### [Task objective]
For the entries below, copy exactly the line that contains "Give me the Plotly source for this chart." through the line that contains "import plotly.graph_objects as go", both ends included, and exclude all pictures.

### [Data rows]
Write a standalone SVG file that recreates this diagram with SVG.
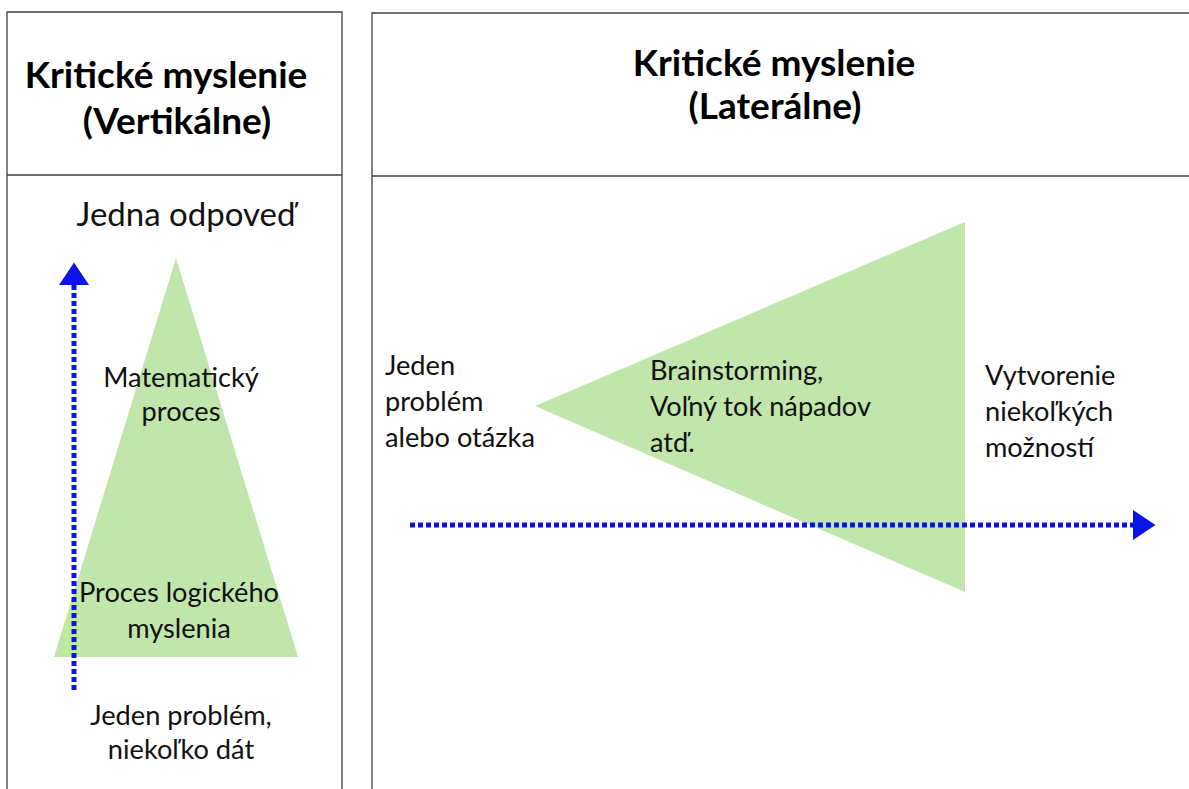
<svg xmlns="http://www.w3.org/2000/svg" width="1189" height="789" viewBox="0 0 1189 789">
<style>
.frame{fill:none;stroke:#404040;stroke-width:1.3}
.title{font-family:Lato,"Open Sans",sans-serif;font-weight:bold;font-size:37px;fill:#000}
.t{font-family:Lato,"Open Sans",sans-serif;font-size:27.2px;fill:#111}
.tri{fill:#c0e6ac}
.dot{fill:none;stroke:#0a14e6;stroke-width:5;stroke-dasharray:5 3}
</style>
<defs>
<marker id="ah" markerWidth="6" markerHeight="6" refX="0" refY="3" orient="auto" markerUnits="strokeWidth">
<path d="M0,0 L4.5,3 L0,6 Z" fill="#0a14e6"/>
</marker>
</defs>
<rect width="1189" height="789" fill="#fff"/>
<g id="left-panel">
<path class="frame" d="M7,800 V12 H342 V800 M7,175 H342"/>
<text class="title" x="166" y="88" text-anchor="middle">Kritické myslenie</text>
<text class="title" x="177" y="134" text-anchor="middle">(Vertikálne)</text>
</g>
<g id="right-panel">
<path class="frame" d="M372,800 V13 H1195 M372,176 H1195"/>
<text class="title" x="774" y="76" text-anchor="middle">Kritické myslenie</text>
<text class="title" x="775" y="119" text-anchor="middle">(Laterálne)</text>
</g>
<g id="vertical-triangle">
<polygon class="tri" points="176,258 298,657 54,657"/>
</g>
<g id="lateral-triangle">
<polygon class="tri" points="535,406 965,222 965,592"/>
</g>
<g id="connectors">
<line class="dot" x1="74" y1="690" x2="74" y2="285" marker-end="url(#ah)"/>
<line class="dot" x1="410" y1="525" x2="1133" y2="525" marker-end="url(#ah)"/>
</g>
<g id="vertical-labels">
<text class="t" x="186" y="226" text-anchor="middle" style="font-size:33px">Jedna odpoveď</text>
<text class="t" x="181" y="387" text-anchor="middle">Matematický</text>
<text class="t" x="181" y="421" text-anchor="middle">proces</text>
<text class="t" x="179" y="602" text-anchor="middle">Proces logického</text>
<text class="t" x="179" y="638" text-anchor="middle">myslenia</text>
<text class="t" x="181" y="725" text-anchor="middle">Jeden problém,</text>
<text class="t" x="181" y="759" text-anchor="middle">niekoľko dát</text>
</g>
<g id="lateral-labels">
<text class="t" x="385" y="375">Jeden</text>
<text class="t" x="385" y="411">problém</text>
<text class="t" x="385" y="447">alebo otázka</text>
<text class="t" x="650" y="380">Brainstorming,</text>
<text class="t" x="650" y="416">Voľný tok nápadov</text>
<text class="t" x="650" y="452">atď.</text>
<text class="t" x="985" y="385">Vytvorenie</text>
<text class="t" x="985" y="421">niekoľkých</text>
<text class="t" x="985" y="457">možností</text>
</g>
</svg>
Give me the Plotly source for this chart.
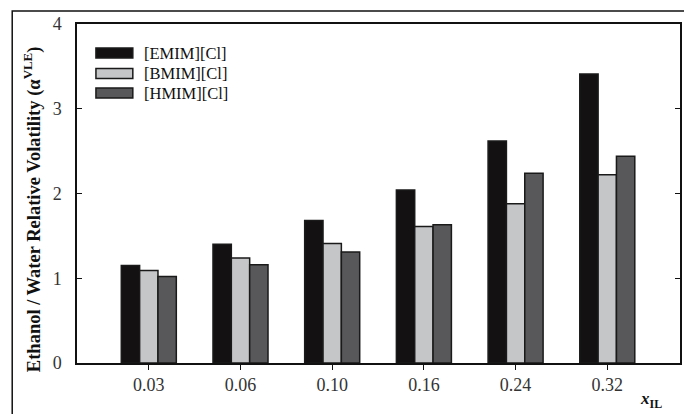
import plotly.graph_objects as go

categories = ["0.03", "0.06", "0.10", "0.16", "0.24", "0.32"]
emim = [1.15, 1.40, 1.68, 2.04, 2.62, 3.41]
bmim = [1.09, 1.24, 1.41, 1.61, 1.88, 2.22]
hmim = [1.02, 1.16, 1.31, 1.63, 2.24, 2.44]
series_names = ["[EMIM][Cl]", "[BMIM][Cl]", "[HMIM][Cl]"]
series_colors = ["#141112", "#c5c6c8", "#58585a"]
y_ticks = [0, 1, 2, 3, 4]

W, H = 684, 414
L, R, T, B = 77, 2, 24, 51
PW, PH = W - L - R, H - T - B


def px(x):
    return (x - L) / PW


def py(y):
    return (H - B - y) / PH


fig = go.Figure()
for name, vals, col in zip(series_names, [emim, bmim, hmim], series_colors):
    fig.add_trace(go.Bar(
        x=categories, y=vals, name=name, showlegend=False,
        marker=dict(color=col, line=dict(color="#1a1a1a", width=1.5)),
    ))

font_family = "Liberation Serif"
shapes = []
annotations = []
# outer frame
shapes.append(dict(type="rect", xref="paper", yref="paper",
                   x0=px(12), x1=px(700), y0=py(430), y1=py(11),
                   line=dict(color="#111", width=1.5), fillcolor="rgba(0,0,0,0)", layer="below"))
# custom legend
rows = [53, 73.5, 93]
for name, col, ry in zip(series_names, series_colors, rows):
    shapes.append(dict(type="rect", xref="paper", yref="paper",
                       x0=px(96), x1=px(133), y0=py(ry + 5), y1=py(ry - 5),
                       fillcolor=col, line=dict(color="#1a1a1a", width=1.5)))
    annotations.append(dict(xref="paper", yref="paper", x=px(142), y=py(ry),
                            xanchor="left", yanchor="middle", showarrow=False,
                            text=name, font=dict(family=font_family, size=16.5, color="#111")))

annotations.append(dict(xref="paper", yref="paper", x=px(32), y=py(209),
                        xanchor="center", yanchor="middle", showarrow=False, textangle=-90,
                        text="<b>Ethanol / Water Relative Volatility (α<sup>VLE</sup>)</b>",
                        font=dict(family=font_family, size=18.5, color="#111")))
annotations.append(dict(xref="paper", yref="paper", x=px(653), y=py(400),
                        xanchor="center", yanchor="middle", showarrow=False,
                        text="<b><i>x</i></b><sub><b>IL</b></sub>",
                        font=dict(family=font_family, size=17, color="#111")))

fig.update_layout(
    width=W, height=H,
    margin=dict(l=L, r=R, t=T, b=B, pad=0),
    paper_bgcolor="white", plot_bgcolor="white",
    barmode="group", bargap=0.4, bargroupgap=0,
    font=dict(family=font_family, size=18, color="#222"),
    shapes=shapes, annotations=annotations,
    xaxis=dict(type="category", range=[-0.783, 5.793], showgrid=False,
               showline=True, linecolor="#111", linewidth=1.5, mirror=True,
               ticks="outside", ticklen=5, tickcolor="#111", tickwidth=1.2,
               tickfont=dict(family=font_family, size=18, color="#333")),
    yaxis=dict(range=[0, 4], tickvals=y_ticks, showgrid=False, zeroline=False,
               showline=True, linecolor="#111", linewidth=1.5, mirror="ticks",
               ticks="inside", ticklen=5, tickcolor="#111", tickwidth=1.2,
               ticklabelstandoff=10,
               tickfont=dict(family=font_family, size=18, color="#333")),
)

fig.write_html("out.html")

### [Written reply]
Give me the Plotly source for this chart.
import plotly.graph_objects as go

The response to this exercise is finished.